When backup software fails (Time Machine)

It is very important to have daily/weekly/monthly backups of own information. I know many people realize the importance of backups only when worst happens – disk failures and a lot of studies show that users do not pay atention to this particular problem until they have to face it. A long time ago I used to monthly or even less frequently burn DVDs of files I assumed I wont need them for a long time (see the About this blog part). And I recall searching through DVDs to find a particular file which can take a long time. In present times I don’t even burn my photos to DVDs anymore. There are so many now that if I wanted to show them to someone I had to scan a pile of DVDs. With cheap hard drives I keep them on two computers and an external drive. Three copies should suffice and I do my copying manually every time I empty cameras’ memory cards.

I use rdiff-backup to do backups of my laptop to a machine at work to a NTFS partitioned disk. It fails sometimes (due to NTFS disk) and I do have to rebuild the whole backup from scratch.
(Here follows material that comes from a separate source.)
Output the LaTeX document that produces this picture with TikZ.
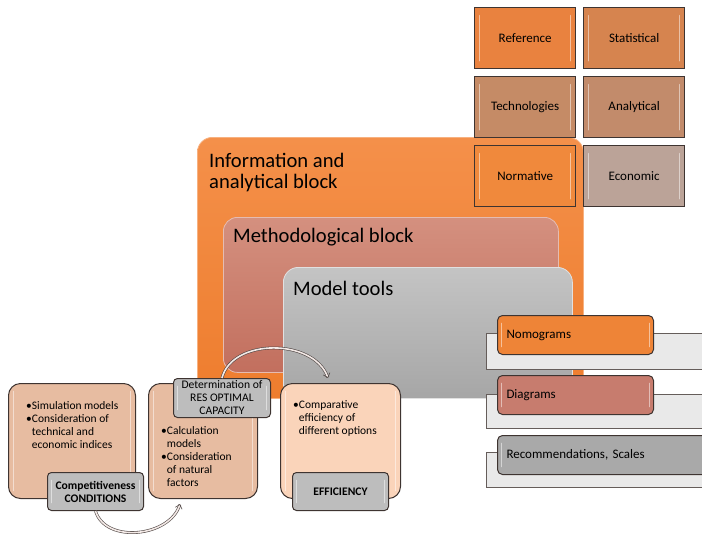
\documentclass[tikz,border=0pt]{standalone}
\usepackage{fontspec}
\setmainfont{Carlito}
\usepackage{tikz}
\usetikzlibrary{arrows.meta}
\usetikzlibrary{positioning}

\definecolor{infotop}{HTML}{F4904A}
\definecolor{infobot}{HTML}{EE7D2E}
\definecolor{methtop}{HTML}{D4907F}
\definecolor{methbot}{HTML}{C26F5E}
\definecolor{modeltop}{HTML}{C4C4C4}
\definecolor{modelbot}{HTML}{A6A6A6}
\definecolor{edge}{HTML}{3E3431}
\definecolor{peach}{HTML}{E7BCA1}
\definecolor{lightpeach}{HTML}{FAD4BA}
\definecolor{taggray}{HTML}{BDBDBD}
\definecolor{shelfgray}{HTML}{E9E9E9}
\definecolor{refcol}{HTML}{E9823F}
\definecolor{statcol}{HTML}{D6844F}
\definecolor{techcol}{HTML}{C58B66}
\definecolor{anacol}{HTML}{C28B6B}
\definecolor{normcol}{HTML}{F0893C}
\definecolor{ecocol}{HTML}{BBA398}
\definecolor{nomocol}{HTML}{EE8437}
\definecolor{diagcol}{HTML}{C77C6E}
\definecolor{reccol}{HTML}{A9A9A9}
\definecolor{arrowfill}{HTML}{F3E9E6}

\begin{document}
\begin{tikzpicture}[x=1pt, y=-1pt,
  block/.style={anchor=north west, inner sep=0pt, rounded corners=15pt, line width=0.8pt},
  title/.style={anchor=west, inner sep=0pt, align=left, font=\fontsize{20.6}{21.5}\selectfont},
  gloss/.style={path picture={
    \draw[white, opacity=0.5, line width=1.6pt, line cap=round]
      ([xshift=#1, yshift=-8pt]path picture bounding box.north west) -- ([xshift=#1, yshift=8pt]path picture bounding box.south west)
      ([xshift=-#1, yshift=-8pt]path picture bounding box.north east) -- ([xshift=-#1, yshift=8pt]path picture bounding box.south east);}},
  gloss/.default=5pt,
  cell/.style={anchor=north west, draw=edge, line width=1.3pt, minimum width=101pt, minimum height=61pt,
    inner sep=2pt, font=\fontsize{13}{14}\selectfont, gloss},
  shelf/.style={anchor=north west, draw=edge!80, fill=shelfgray, line width=0.8pt, minimum width=230pt, inner sep=0pt},
  item/.style={anchor=north west, draw=edge, line width=1pt, rounded corners=5pt, minimum height=39pt,
    inner xsep=9pt, align=left, font=\fontsize{13}{14}\selectfont, gloss=4pt},
  panel/.style={anchor=north west, draw=edge, line width=1pt, rounded corners=12pt, inner sep=0pt, gloss},
  tag/.style={anchor=north west, draw=edge, fill=taggray, line width=1pt, rounded corners=4pt, align=center,
    inner sep=0pt, font=\fontsize{11.6}{13}\selectfont, gloss=4pt},
  bullets/.style={anchor=west, inner sep=0pt, align=left, font=\fontsize{11.5}{13}\selectfont},
  flow/.style={draw=edge!90, line width=0.6pt, double=arrowfill, double distance=1.6pt,
    -{Straight Barb[length=4pt, width=7pt]}}]
  \useasboundingbox (0,0) rectangle (702,536);

  % Nested blocks
  \node[block, draw=infotop!70!white, top color=infotop, bottom color=infobot,
    minimum width=386pt, minimum height=261pt] (info) at (197,137) {};
  \node[block, draw=methtop!60!white, top color=methtop, bottom color=methbot, rounded corners=14pt,
    minimum width=335pt, minimum height=155pt] (meth) at (223,217) {};
  \node[block, draw=modeltop!50!white, top color=modeltop, bottom color=modelbot,
    minimum width=289pt, minimum height=131pt] (model) at (283,267) {};
  \node[title] (infotitle) at (209,172.5) {Information and\\analytical block};
  \node[title] (methtitle) at (233,237) {Methodological block};
  \node[title] (modeltitle) at (293,288) {Model tools};

  % Information sources
  \node[cell, fill=refcol] (reference) at (474,7) {Reference};
  \node[cell, fill=statcol] (statistical) at (583,7) {Statistical};
  \node[cell, fill=techcol] (technologies) at (474,76) {Technologies};
  \node[cell, fill=anacol] (analytical) at (583,76) {Analytical};
  \node[cell, fill=normcol] (normative) at (474,145) {Normative};
  \node[cell, fill=ecocol] (economic) at (583,145) {Economic};

  % Results
  \node[shelf, minimum height=36pt] (nomoshelf) at (486,333) {};
  \node[shelf, minimum height=34pt] (diagshelf) at (486,394) {};
  \node[shelf, minimum height=35pt] (recshelf) at (486,452) {};
  \node[item, fill=nomocol, text width=138pt] (nomograms) at (497,315) {Nomograms};
  \node[item, fill=diagcol, text width=138pt] (diagrams) at (497,375) {Diagrams};
  \node[item, fill=reccol, text width=195pt] (recommendations) at (497,435) {Recommendations, Scales};

  % Stages
  \node[panel, fill=peach, minimum width=127pt, minimum height=115pt] (simulation) at (8,383) {};
  \node[panel, fill=peach, minimum width=109pt, minimum height=115pt] (calculation) at (148,383) {};
  \node[panel, fill=lightpeach, minimum width=120pt, minimum height=115pt] (comparison) at (280,383) {};
  \node[bullets] (simtext) at (26,425.5)
    {•Simulation models\\•Consideration of\\\hphantom{•}technical and\\\hphantom{•}economic indices};
  \node[bullets] (calctext) at (161,456.5)
    {•Calculation\\\hphantom{•}models\\•Consideration\\\hphantom{•}of natural\\\hphantom{•}factors};
  \node[bullets] (comptext) at (293,418)
    {•Comparative\\\hphantom{•}efficiency of\\\hphantom{•}different options};
  \node[tag, minimum width=96pt, minimum height=38pt, font=\bfseries\fontsize{11.6}{13}\selectfont]
    (conditions) at (47,472) {Competitiveness\\CONDITIONS};
  \node[tag, minimum width=97pt, minimum height=39pt] (determination) at (173,378)
    {Determination of\\RES OPTIMAL\\CAPACITY};
  \node[tag, minimum width=96pt, minimum height=38pt, font=\bfseries\fontsize{11.6}{13}\selectfont]
    (efficiency) at (292,472) {EFFICIENCY};

  % Transitions
  \coordinate (calcentry) at (180,504);
  \coordinate (compentry) at (328,378);
  \draw[flow] (conditions.south) .. controls +(10,33) and +(-10,33) .. (calcentry);
  \draw[flow] (determination.north) .. controls +(10,-40) and +(-14,-40) .. (compentry);
\end{tikzpicture}
\end{document}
Rdiff-backup never failed me in 7 years when doing backups of ext partition (my desktop machine) to another ext partition (external drive). Once in a while I remember checking the logs and so far so good!

I’m also using the Time machine to backups of my laptop at home. So far I thought that Time Machine can’t fail since so many people praise it. It hasn’t failed me so far backing up on a USB external hard drive and I do have 200GB of small files. But it might have some issues if used over the wi-fi (Time Capsule) or if it is stopped due to hibernating/sleeping. If having issues with these three cases:

(i)  TM is still saying ‘preparing’ after leaving it overnight!
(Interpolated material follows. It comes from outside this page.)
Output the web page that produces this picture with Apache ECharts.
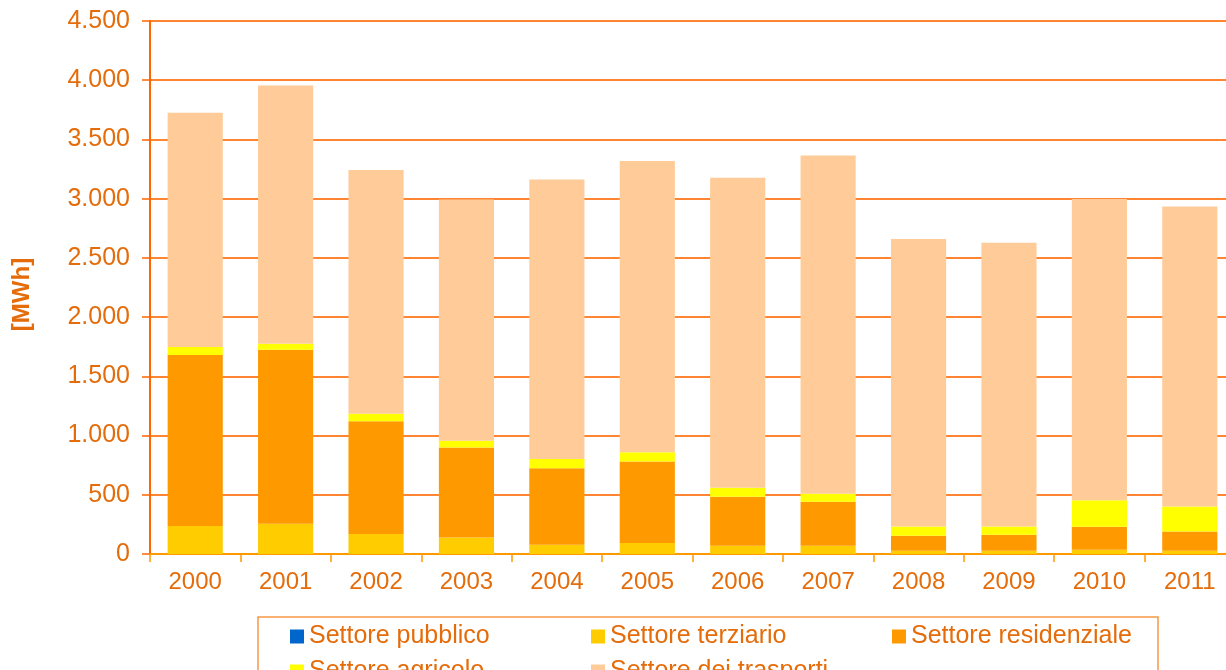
<!DOCTYPE html>
<html>
<head>
<meta charset="utf-8">
<script src="https://cdn.jsdelivr.net/npm/echarts@6/dist/echarts.min.js"></script>
<style>
  html, body { margin: 0; padding: 0; background: #fff; overflow: hidden; }
  #chart { width: 1245px; height: 670px; }
</style>
</head>
<body>
<div id="chart"></div>
<script>
// anni
const years = ['2000', '2001', '2002', '2003', '2004', '2005', '2006', '2007', '2008', '2009', '2010', '2011'];
// consumi per settore [MWh]
const pubblico     = [0, 0, 0, 0, 0, 0, 0, 0, 0, 0, 0, 0];
const terziario    = [236, 256, 169, 140, 79, 93, 70, 70, 28, 28, 36, 28];
const residenziale = [1445, 1469, 951, 760, 644, 689, 414, 372, 127, 135, 195, 163];
const agricolo     = [67, 51, 65, 57, 79, 76, 76, 67, 78, 70, 222, 209];
const trasporti    = [1977, 2179, 2058, 2035, 2359, 2461, 2616, 2855, 2427, 2394, 2545, 2533];

const orange = '#E46C0A';
const font = 'Liberation Sans, Arial, sans-serif';

var myChart = echarts.init(document.getElementById('chart'));

function fmt(v) {
  // separatore migliaia con il punto
  return String(v).replace(/\B(?=(\d{3})+(?!\d))/g, '.');
}

function bar(name, data, color) {
  return {
    name: name,
    type: 'bar',
    stack: 'tot',
    data: data,
    barCategoryGap: '39%',
    itemStyle: { color: color },
    emphasis: { disabled: true }
  };
}

var option = {
  backgroundColor: '#fff',
  animation: false,
  grid: {
    left: 150,
    top: 21,
    width: 1085,
    height: 533
  },
  graphic: [{
    type: 'rect',
    shape: { x: 258, y: 617, width: 900, height: 80 },
    style: { fill: 'none', stroke: '#F79646', lineWidth: 1.5 },
    silent: true
  }],
  legend: {
    left: 285,
    top: 619,
    width: 930,
    itemWidth: 14,
    itemHeight: 14,
    itemGap: 10,
    icon: 'rect',
    textStyle: {
      color: orange,
      fontFamily: font,
      fontSize: 25,
      width: 272,
      lineHeight: 16
    },
    data: ['Settore pubblico', 'Settore terziario', 'Settore residenziale', 'Settore agricolo', 'Settore dei trasporti']
  },
  xAxis: {
    type: 'category',
    data: years,
    boundaryGap: true,
    axisLine: { show: true, lineStyle: { color: '#FF9900', width: 2 } },
    axisTick: { show: true, length: 8, alignWithLabel: false, lineStyle: { color: '#FF9900', width: 1.5 } },
    axisLabel: {
      color: orange,
      fontFamily: font,
      fontSize: 24,
      margin: 16
    },
    splitLine: { show: false }
  },
  yAxis: {
    type: 'value',
    min: 0,
    max: 4500,
    interval: 500,
    name: '[MWh]',
    nameLocation: 'middle',
    nameRotate: 90,
    nameGap: 116,
    nameTextStyle: {
      color: orange,
      fontFamily: font,
      fontSize: 24,
      fontWeight: 'bold',
      padding: [0, 14, 0, 0]
    },
    axisLine: { show: true, lineStyle: { color: '#FF6600', width: 2 } },
    axisTick: { show: true, length: 8, lineStyle: { color: '#FF6600', width: 1.5 } },
    axisLabel: {
      color: orange,
      fontFamily: font,
      fontSize: 25,
      margin: 20,
      formatter: fmt
    },
    splitLine: { show: true, lineStyle: { color: '#FF8533', width: 2 } }
  },
  series: [
    bar('Settore pubblico', pubblico, '#0066CC'),
    bar('Settore terziario', terziario, '#FFCC00'),
    bar('Settore residenziale', residenziale, '#FF9900'),
    bar('Settore agricolo', agricolo, '#FFFF00'),
    bar('Settore dei trasporti', trasporti, '#FFCC99')
  ]
};

myChart.setOption(option);
</script>
</body>
</html>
(ii)  TM starts to transfer to disk, but then gets stuck part way:

(iii)  if you look in the Time Machine preferences it says the backup
has failed

then check out this tips.

Checking regularly if a backup software works is AS important AS backing up itself. So many people think that with setting up an automatic backup procedure they have dealt with the job forever. But it often isn’t the case. Even the best backing up software (whichever this is for you) can fail!